Home Nasional ICW Sebut di Luar Negeri Ada Aturan soal Rangkap Jabatan Publik

ICW Sebut di Luar Negeri Ada Aturan soal Rangkap Jabatan Publik

Jakarta, Gatra.com - Koordinator Divisi Hukum dan Monitoring Peradilan Indonesia Corruption Watch (ICW), Lola Easter menerangkan perbedaan penerapan aturan terkait rangkap jabatan pejabat publik di Indonesia, dibandingkan dengan negara lainnya. 

Menurutnya, apa yang terjadi di Indonesia harus segera dibenahi dengan berkaca pada negara lain.

"Kajian ini salah satu tujuannya untuk rekomendasi tata kelola dan aturan terkait rangkap jabatan," ucapnya dalam "Diseminasi Hasil Studi Kasus Konflik Kepentingan dalam Rangkap Jabatan Aparat Penegak Hukum" yang digelar secara hybrid, Selasa (28/2).

Lola menerangkan bahwa rangkap jabatan rentan dengan konflik kepentingan. Untuk mengatasinya, salah satu negara yakni di Prancis, pengendalian konflik kepentingan di sektor publik diatur dalan Transparency in Public Life Act 2013. 

Isinya berfokus pada kewajiban berintegritas pejabat publik dan mendorong agar mereka menjalankan tugas secara independen, tidak memihak, serta objektif.

"Di Prancis (bila terjadi rangkap jabatan), yang bersangkutan harus mengundurkan diri. Kalau situasi tidak memungkinkan, ada banyak syarat (diperbolehkan). Sehingga sangat jarang, tidak dipromosikan untuk dilakukan pegawai atau pejabat publik di sana," terangnya.

Sementara di Irlandia Utara, ia menjelaskan bahwa ada lembaga khusus yang bertugas mengecek deklarasi konflik kepentingan yang disampaikan pejabat publik. Deklarasi yang dilakukan diperlakukan sebagai sumber informasi yang harus ditelusuri kebenarannya, sehingga ada tindak lanjut atas tindakan itu. 

“Ini dilakukan untuk menemukan adanya konflik kepentingan dalam sebuah situasi,” katanya.

Selain kedua negara itu, Lola juga menjabarkan negara Australia sebagai percontohan. Di sana, terdapat larangan rangkap jabatan bagi pejabat publik.

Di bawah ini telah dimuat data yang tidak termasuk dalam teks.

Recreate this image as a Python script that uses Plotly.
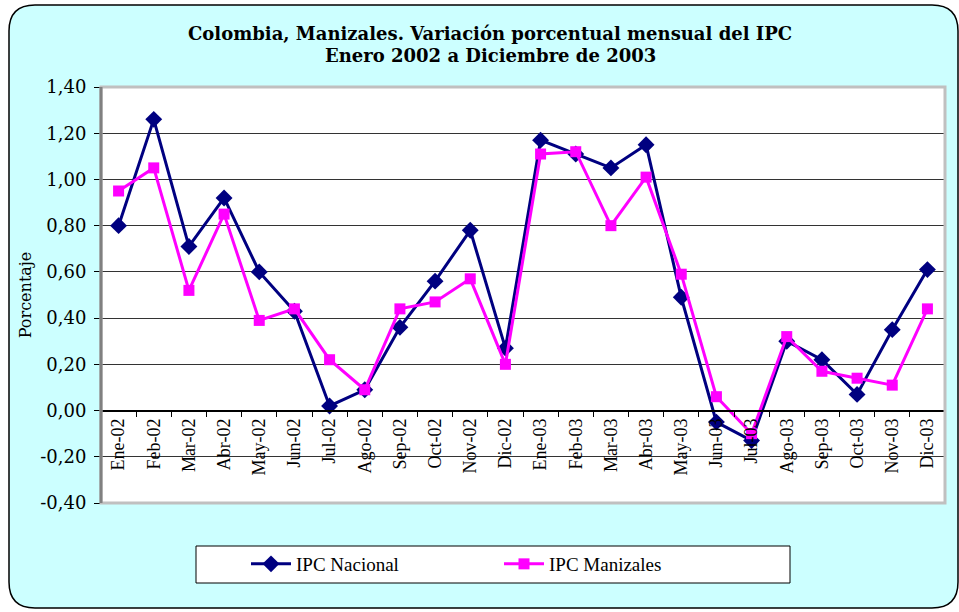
"""Colombia, Manizales - monthly CPI variation chart."""

import plotly.graph_objects as go

meses = [
    "Ene-02", "Feb-02", "Mar-02", "Abr-02", "May-02", "Jun-02",
    "Jul-02", "Ago-02", "Sep-02", "Oct-02", "Nov-02", "Dic-02",
    "Ene-03", "Feb-03", "Mar-03", "Abr-03", "May-03", "Jun-03",
    "Jul-03", "Ago-03", "Sep-03", "Oct-03", "Nov-03", "Dic-03",
]
ipc_nacional = [
    0.80, 1.26, 0.71, 0.92, 0.60, 0.43, 0.02, 0.09, 0.36, 0.56, 0.78, 0.27,
    1.17, 1.11, 1.05, 1.15, 0.49, -0.05, -0.13, 0.30, 0.22, 0.07, 0.35, 0.61,
]
ipc_manizales = [
    0.95, 1.05, 0.52, 0.85, 0.39, 0.44, 0.22, 0.09, 0.44, 0.47, 0.57, 0.20,
    1.11, 1.12, 0.80, 1.01, 0.59, 0.06, -0.10, 0.32, 0.17, 0.14, 0.11, 0.44,
]
y_ticks = [-0.40, -0.20, 0.00, 0.20, 0.40, 0.60, 0.80, 1.00, 1.20, 1.40]
y_labels = [f"{v:.2f}".replace(".", ",") for v in y_ticks]
y_min, y_max = y_ticks[0], y_ticks[-1]
titulo = [
    "Colombia, Manizales. Variación porcentual mensual del IPC",
    "Enero 2002 a Diciembre de 2003",
]

W, H = 959, 612
ML, MR, MT, MB = 101, 14, 87, 109
PW, PH = W - ML - MR, H - MT - MB


def fx(px):
    return (px - ML) / PW


def fy(py):
    return 1 - (py - MT) / PH


def rounded_rect(x0, y0, x1, y1, r):
    # path in paper coords, corner radius in pixels
    pts = [
        f"M {fx(x0 + r)},{fy(y0)}",
        f"L {fx(x1 - r)},{fy(y0)}",
        f"Q {fx(x1)},{fy(y0)} {fx(x1)},{fy(y0 + r)}",
        f"L {fx(x1)},{fy(y1 - r)}",
        f"Q {fx(x1)},{fy(y1)} {fx(x1 - r)},{fy(y1)}",
        f"L {fx(x0 + r)},{fy(y1)}",
        f"Q {fx(x0)},{fy(y1)} {fx(x0)},{fy(y1 - r)}",
        f"L {fx(x0)},{fy(y0 + r)}",
        f"Q {fx(x0)},{fy(y0)} {fx(x0 + r)},{fy(y0)} Z",
    ]
    return " ".join(pts)


serif = "Liberation Serif"
bookman = "DejaVu Serif"

fig = go.Figure()
fig.add_trace(
    go.Scatter(
        x=meses,
        y=ipc_nacional,
        mode="lines+markers",
        name="IPC Nacional",
        line=dict(color="#000080", width=3),
        marker=dict(symbol="diamond", size=13, color="#000080"),
    )
)
fig.add_trace(
    go.Scatter(
        x=meses,
        y=ipc_manizales,
        mode="lines+markers",
        name="IPC Manizales",
        line=dict(color="#FF00FF", width=3),
        marker=dict(symbol="square", size=11, color="#FF00FF"),
    )
)

shapes = [
    # outer rounded frame
    dict(
        type="path",
        xref="paper",
        yref="paper",
        path=rounded_rect(9, 5, 958, 608, 26),
        fillcolor="#CCFFFF",
        line=dict(color="black", width=1.5),
        layer="below",
    ),
    # plot area fill
    dict(
        type="rect", xref="paper", yref="paper", x0=0, x1=1, y0=0, y1=1,
        fillcolor="white", line=dict(width=0), layer="below",
    ),
    # plot area border
    dict(
        type="rect", xref="paper", yref="paper", x0=0, x1=1, y0=0, y1=1,
        line=dict(color="#C0C0C0", width=3), layer="above",
    ),
    dict(
        type="line", xref="paper", yref="paper", x0=0, x1=0, y0=0, y1=1,
        line=dict(color="#808080", width=3), layer="above",
    ),
    # legend box
    dict(
        type="rect", xref="paper", yref="paper",
        x0=fx(196), x1=fx(790), y0=fy(583), y1=fy(546),
        fillcolor="white", line=dict(color="black", width=1), layer="below",
    ),
]

# title as two centred lines
annotations = [
    dict(
        text=f"<b>{linea}</b>",
        xref="paper",
        yref="paper",
        x=fx(490),
        y=fy(yc),
        xanchor="center",
        yanchor="middle",
        showarrow=False,
        font=dict(family=bookman, size=18, color="black"),
    )
    for linea, yc in zip(titulo, [33, 56])
]

fig.update_layout(
    width=W,
    height=H,
    margin=dict(l=ML, r=MR, t=MT, b=MB, autoexpand=False),
    paper_bgcolor="white",
    plot_bgcolor="rgba(0,0,0,0)",
    shapes=shapes,
    annotations=annotations,
    xaxis=dict(
        type="category",
        range=[-0.5, len(meses) - 0.5],
        anchor="free",
        position=(0 - y_min) / (y_max - y_min),
        showline=True,
        linecolor="black",
        linewidth=1.5,
        ticks="outside",
        tickson="boundaries",
        ticklen=6,
        tickcolor="black",
        tickangle=-90,
        showgrid=False,
        tickfont=dict(family=serif, size=18, color="black"),
    ),
    yaxis=dict(
        range=[y_min, y_max],
        tickvals=y_ticks,
        ticktext=y_labels,
        showgrid=True,
        gridcolor="#333333",
        gridwidth=1,
        zeroline=False,
        showline=True,
        linecolor="black",
        linewidth=1,
        ticks="outside",
        ticklen=6,
        tickcolor="black",
        ticklabelstandoff=4,
        tickfont=dict(family=bookman, size=18, color="black"),
        title=dict(
            text="Porcentaje",
            font=dict(family=bookman, size=16, color="black"),
            standoff=4,
        ),
    ),
    showlegend=True,
    legend=dict(
        orientation="h",
        x=fx(246),
        y=fy(564),
        xanchor="left",
        yanchor="middle",
        bgcolor="rgba(0,0,0,0)",
        entrywidth=198,
        font=dict(family=serif, size=19, color="black"),
        itemwidth=40,
    ),
)

fig.write_html(
    "out.html",
    config={"displayModeBar": False},
    post_script="document.body.style.margin='0';",
)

"Untuk pensiunan pegawai publik untuk bisa bekerja lagi di sektor publik, ada cooling off period. Ada semacam masa tunggu sebelum bisa aktif bekerja kembali," ungkapnya.

Ia menyindir situasi di Indonesia yang menerapkan cooling off period pada mantan narapidana korupsi. Bagi koruptor yang pernah tertangkap dan mau maju lagi dalam pemilihan umum, ada masa tunggu sebelum boleh mencalonkan diri. Sementara, bagi pekerja publik, justru hal itu tidak berlaku.

"Untuk kesan baik-baik pensiunan tidak berlaku, justru di Indonesia berlaku buat koruptor yang mau maju lagi," ujarnya.

Ia menegaskan perlunya aturan yang baku dalam mengatasi hal ini. Rangkap jabatan yang rentan konflik kepentingan harus dicegah agar tidak berkembang menjadi kasus lainnya.

"Pada dirinya menempel kekuasaan sehingga harus diantisipasi ketika konflik kepentingan muncul. Kemungkinan, ini akan berujung pada tindak pidana korupsi. Jika konflik kepentingan dan rangkap jabatan dibiarkan begitu saja, jangan sampai tindak pidana korupsi dulu baru, ‘oh ada rangkap jabatan di baliknya’. Penting mengantisipasi atau mencegah tindak pidana korupsi ketika sudah ada identifikasi konflik kepentingan di dalamnya," pungkasnya.